Culture

Jean-Luc Godard: The New Wave director who always put cinema first

In his latter years, Jean-Luc Godard became more and more like the Prospero of world cinema. The director – who died today aged 91 – lived as a recluse in Rolle in Switzerland with his partner Anne-Marie Miéville and didn’t stay in touch with old colleagues and friends. All his contemporaries from the golden period of the 1960s, when the French New Wave revolutionised world cinema, had pre-deceased him. In truth, he had long ago turned his back on most of them anyway. His work had become increasingly experimental and self-reflexive, veering ever further from the mainstream.
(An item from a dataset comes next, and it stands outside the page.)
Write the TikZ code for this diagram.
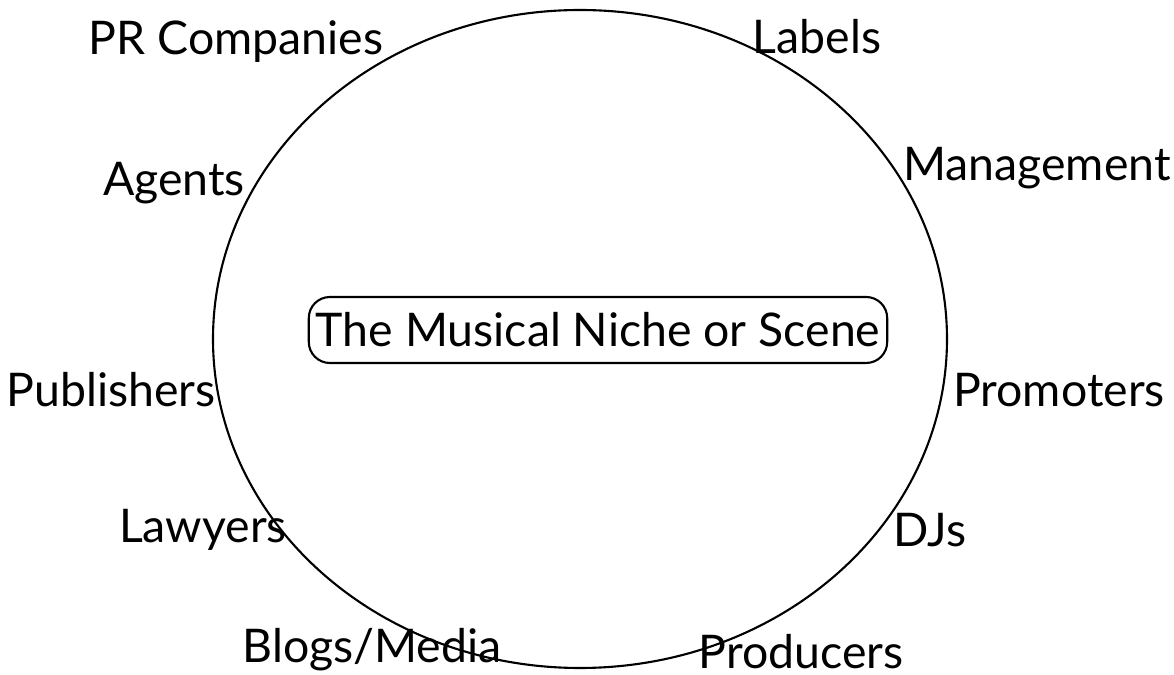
\documentclass[tikz,border=0pt]{standalone}
\usepackage{fontspec}
\setmainfont{Lato}
\begin{document}
\begin{tikzpicture}[line width=0.6pt,
  actor/.style={font=\fontsize{13.2}{16}\selectfont,inner sep=0pt},
  niche/.style={draw,rounded corners=6pt,font=\fontsize{13.2}{16}\selectfont,inner xsep=2pt,minimum height=0.66cm}]
	\useasboundingbox (0,0) rectangle (11.74,6.75);
	\draw (5.80,3.36) ellipse (3.67 and 3.29);
	\node[niche] (scene) at (5.98,3.45) {The Musical Niche or Scene};
	\node[actor] (pr) at (2.36,6.33) {PR Companies};
	\node[actor] (labels) at (8.17,6.38) {Labels};
	\node[actor] (management) at (10.37,5.07) {Management};
	\node[actor] (agents) at (1.74,4.92) {Agents};
	\node[actor] (publishers) at (1.11,2.85) {Publishers};
	\node[actor] (promoters) at (10.59,2.85) {Promoters};
	\node[actor] (lawyers) at (2.03,1.45) {Lawyers};
	\node[actor] (djs) at (9.30,1.45) {DJs};
	\node[actor] (blogs) at (3.72,0.25) {Blogs/Media};
	\node[actor] (producers) at (8.01,0.23) {Producers};
\end{tikzpicture}
\end{document}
It’s debatable how much he means to younger cinemagoers today. Nonetheless, Godard is a monumental figure in cinema history, every bit as influential in his own way as Alfred Hitchcock, Charlie Chaplin or Sergei Eisenstein.
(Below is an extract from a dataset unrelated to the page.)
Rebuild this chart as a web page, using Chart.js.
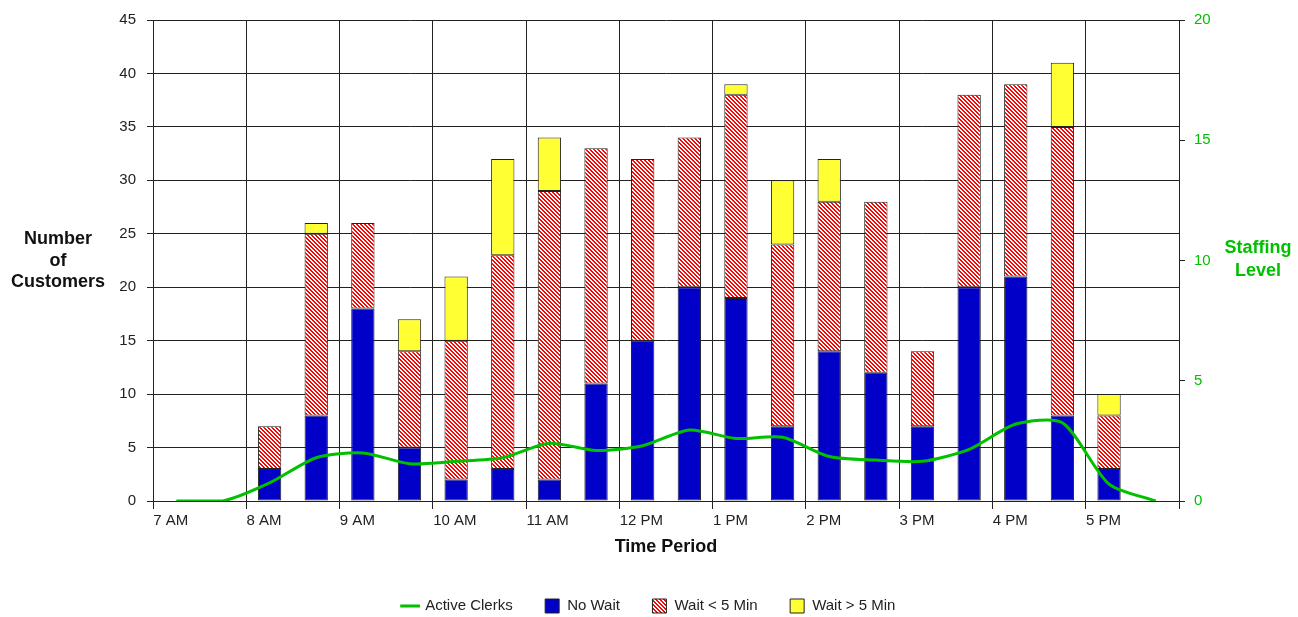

Godard lived for and through cinema. On a human level, that was a problem. His relationships often foundered because he always put movies first. Collaborators such as his muse and former wife Anna Karina – who starred in one of his greatest early films Vivre Sa Vie (1962) – always said that they got on far better while they were shooting films than when they were off duty, trying actually to live together. He fell out badly with his old brother-in-arms, François Truffaut, who called him “a piece of shit on a pedestal” because of Godard’s appalling treatment of their friends and collaborators. However, in his work, he never compromised. He never worried about popularity either…and he never stopped. Asked once why he made quite so many films, he replied that he was like the “soldiers in the Russian war who kept marching and marching…they knew that if they laid down, they wouldn’t get back up”.

Breathless (1960) is still probably his best-known feature. With its jump cuts, swaggering star Jean-Paul Belmondo, gamine-like female lead Jean Seberg, and reckless, anarchic energy, it was arresting and very stylish. Godard’s one-liners – “all you need to make a movie is a girl and a gun” and “the cinema is truth 24 frames per second” – quickly passed into movie lore.